The use of the Fe(III)-EDDS complex has been widely studied and is a very well-known strategy to apply solar photo-Fenton at neutral pH to eliminate microcontaminants contained in secondary effluents of municipal wastewater treatment plants. However, optimization of the low concentration of reagents and the elaboration of mathematical/theoretical models that could allow making reliable extrapolations to more actual conditions is not available, yet. In this work, Fe(III) concentration complexed with EDDS and H2O2 concentration have been optimized to 3 mg/L for Fe3+ and 2.75 mg/L for H2O2 according to a central composite design for the maximization of the initial degradation rate of two target microcontaminants. In addition, mathematical model equations have been obtained for predicting the behaviour of the system and trying to calculate the response factor under more actual operating conditions.

The use of the optimum concentrations of the variables, obtained in the experimental design, for the treatment of actual effluent spiked with the same concentration of target pollutants showed lower initial degradation rates than those expected. The consumption of H2O2 was always higher than the optimum to reach the same point obtained with simulated wastewater due to the presence of other substances that consume hydroxyl radicals, such as organic matter as humic acids, carbonates, and bicarbonates.

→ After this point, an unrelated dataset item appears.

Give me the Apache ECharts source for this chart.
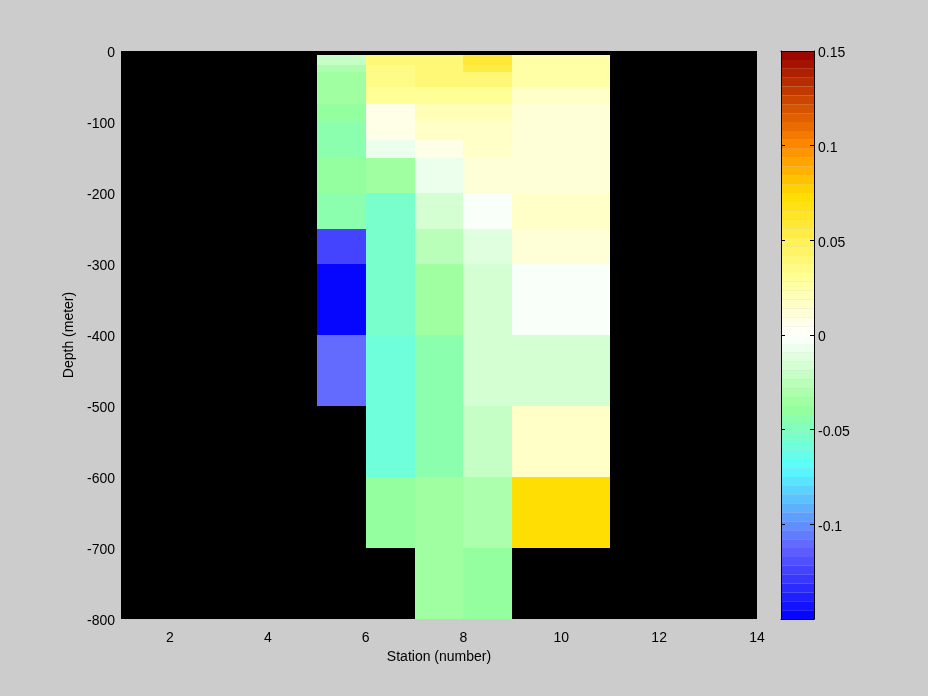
<!DOCTYPE html>
<html><head><meta charset="utf-8">
<style>html,body{margin:0;padding:0;background:#cccccc;}#c{width:928px;height:696px;}</style>
<script src="https://cdn.jsdelivr.net/npm/echarts@6/dist/echarts.min.js"></script>
</head><body><div id="c"></div>
<script>
// Grid edges (pcolor style)
const stationEdges = [5, 6, 7, 8, 9, 11];
const depthEdges = [-5, -20, -30, -50, -75, -100, -125, -150, -200, -250, -300, -400, -500, -600, -700, -800];
// Values per station column, top to bottom (null = no data)
const st5 = [-0.020, -0.032, -0.035, -0.035, -0.038, -0.045, -0.045, -0.041, -0.046, -0.123, -0.148, -0.112, null, null, null];
const st6 = [0.038, 0.034, 0.034, 0.030, 0.007, 0.007, -0.0085, -0.035, -0.053, -0.053, -0.053, -0.060, -0.057, -0.041, null];
const st7 = [0.041, 0.041, 0.041, 0.032, 0.023, 0.016, 0.007, -0.0085, -0.017, -0.026, -0.035, -0.044, -0.044, -0.037, -0.037];
const st8 = [0.060, 0.056, 0.041, 0.032, 0.023, 0.0185, 0.016, 0.0115, -0.004, -0.011, -0.017, -0.017, -0.022, -0.032, -0.040];
const st9 = [0.028, 0.028, 0.028, 0.016, 0.0115, 0.0115, 0.0115, 0.0115, 0.016, 0.0115, -0.004, -0.017, 0.016, 0.072, null];
const columns = [st5, st6, st7, st8, st9];

const xTicks = [2, 4, 6, 8, 10, 12, 14];
const cbarMin = -0.15, cbarMax = 0.15, cbarLevels = 64;

// colormap stops (style)
const cmapStops = [
  [-0.15, [0, 0, 255]],
  [-0.112, [100, 100, 255]],
  [-0.1, [96, 144, 255]],
  [-0.07, [88, 255, 255]],
  [-0.038, [152, 255, 152]],
  [0, [255, 255, 255]],
  [0.03, [255, 255, 152]],
  [0.05, [255, 240, 85]],
  [0.0735, [255, 221, 0]],
  [0.1, [255, 136, 0]],
  [0.15, [150, 0, 0]]
];
function cmap(v) {
  for (let i = 0; i < cmapStops.length - 1; i++) {
    const a = cmapStops[i], b = cmapStops[i + 1];
    if (v <= b[0] || i === cmapStops.length - 2) {
      const t = Math.max(0, Math.min(1, (v - a[0]) / (b[0] - a[0])));
      const c = a[1].map((x, k) => Math.round(x + (b[1][k] - x) * t));
      return 'rgb(' + c.join(',') + ')';
    }
  }
}
const pieces = [];
const step = (cbarMax - cbarMin) / cbarLevels;
for (let i = 0; i < cbarLevels; i++) {
  const lo = cbarMin + i * step, hi = lo + step;
  pieces.push({ min: lo, max: hi, color: cmap(lo + step / 2) });
}

const cells = [];
columns.forEach((col, i) => {
  col.forEach((v, j) => {
    if (v !== null) cells.push([stationEdges[i], stationEdges[i + 1], depthEdges[j], depthEdges[j + 1], v]);
  });
});

const FONT = 'Liberation Sans';
const PLOT_TOP = 51, PLOT_H = 568;
const labelRich = { a: { color: '#000', fontSize: 14, fontFamily: FONT, padding: [5, 0, 0, 0] } };
const chart = echarts.init(document.getElementById('c'));
chart.setOption({
  backgroundColor: '#cccccc',
  animation: false,
  textStyle: { fontFamily: FONT },
  grid: [
    { left: 121, top: PLOT_TOP, width: 636, height: PLOT_H, show: true, backgroundColor: '#000000', borderWidth: 0 },
    { left: 781, top: PLOT_TOP, width: 33, height: PLOT_H, show: false }
  ],
  visualMap: {
    type: 'piecewise', seriesIndex: 0, dimension: 4,
    pieces: pieces, left: 781, top: PLOT_TOP, orient: 'vertical',
    itemWidth: 33, itemHeight: PLOT_H / cbarLevels, itemGap: 0, itemSymbol: 'rect',
    showLabel: false, padding: 0, hoverLink: false, selectedMode: false, z: 2
  },
  xAxis: [
    { type: 'value', gridIndex: 0, min: 1, max: 14,
      name: 'Station (number)', nameLocation: 'middle', nameGap: 31,
      nameTextStyle: { color: '#000', fontSize: 14, fontFamily: FONT },
      axisLine: { show: false, onZero: false }, splitLine: { show: false },
      axisTick: { show: false, customValues: xTicks },
      axisLabel: { customValues: xTicks, color: '#000', fontSize: 14, margin: 12, fontFamily: FONT } },
    { type: 'value', gridIndex: 1, min: 0, max: 1, position: 'bottom', z: 10,
      axisLine: { show: true, onZero: false, lineStyle: { color: '#000', width: 1 } },
      axisTick: { show: false }, axisLabel: { show: false }, splitLine: { show: false } },
    { type: 'value', gridIndex: 1, min: 0, max: 1, position: 'top', z: 10,
      axisLine: { show: true, onZero: false, lineStyle: { color: '#000', width: 1 } },
      axisTick: { show: false }, axisLabel: { show: false }, splitLine: { show: false } }
  ],
  yAxis: [
    { type: 'value', gridIndex: 0, min: -800, max: 0, interval: 100,
      name: 'Depth (meter)', nameLocation: 'middle', nameGap: 41,
      nameTextStyle: { color: '#000', fontSize: 14, fontFamily: FONT },
      axisLine: { show: false, onZero: false }, axisTick: { show: false }, splitLine: { show: false },
      axisLabel: { margin: 6, formatter: v => '{a|' + v + '}', rich: labelRich } },
    { type: 'value', gridIndex: 1, min: cbarMin, max: cbarMax, interval: 0.05, position: 'right', z: 10,
      axisLine: { show: true, onZero: false, lineStyle: { color: '#000', width: 1 } },
      axisTick: { show: true, inside: true, length: 4, lineStyle: { color: '#000' } },
      splitLine: { show: false },
      axisLabel: { margin: 4, rich: labelRich,
        formatter: v => (Math.abs(v - cbarMin) < 1e-9 ? '' : '{a|' + parseFloat(v.toFixed(2)) + '}') } },
    { type: 'value', gridIndex: 1, min: cbarMin, max: cbarMax, interval: 0.05, position: 'left', z: 10,
      axisLine: { show: true, onZero: false, lineStyle: { color: '#000', width: 1 } },
      axisTick: { show: true, inside: true, length: 4, lineStyle: { color: '#000' } },
      splitLine: { show: false }, axisLabel: { show: false } }
  ],
  series: [{
    type: 'custom', xAxisIndex: 0, yAxisIndex: 0,
    encode: { x: [0, 1], y: [2, 3] },
    data: cells,
    renderItem: function (params, api) {
      const p0 = api.coord([api.value(0), api.value(2)]);
      const p1 = api.coord([api.value(1), api.value(3)]);
      const x0 = Math.round(Math.min(p0[0], p1[0])), x1 = Math.round(Math.max(p0[0], p1[0]));
      const y0 = Math.round(Math.min(p0[1], p1[1])), y1 = Math.round(Math.max(p0[1], p1[1]));
      return { type: 'rect', shape: { x: x0, y: y0, width: x1 - x0, height: y1 - y0 },
        style: { fill: api.visual('color'), stroke: null } };
    }
  }]
});
</script></body></html>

It was found that, when operating at the aforementioned reagent concentrations using solar photo-Fenton at neutral pH, primary degradation rates of 90% and 70% of target contaminants under more realistic operating conditions (100 μg/L, each, spiked in real MWTP effluent) were achieved, though higher final doses of H2O2 and longer treatment times were required. These results confirm some previous studies that suggest the necessity of applying optimization statistic tools under the most actual operating conditions as possible to be able to predict deviations in the system accurately. Nevertheless, as shown in this work, small changes in the physicochemical characterization of the actual wastewater could lead to a lack of confidence in the model provoking the necessity of performing additional confirming experiments.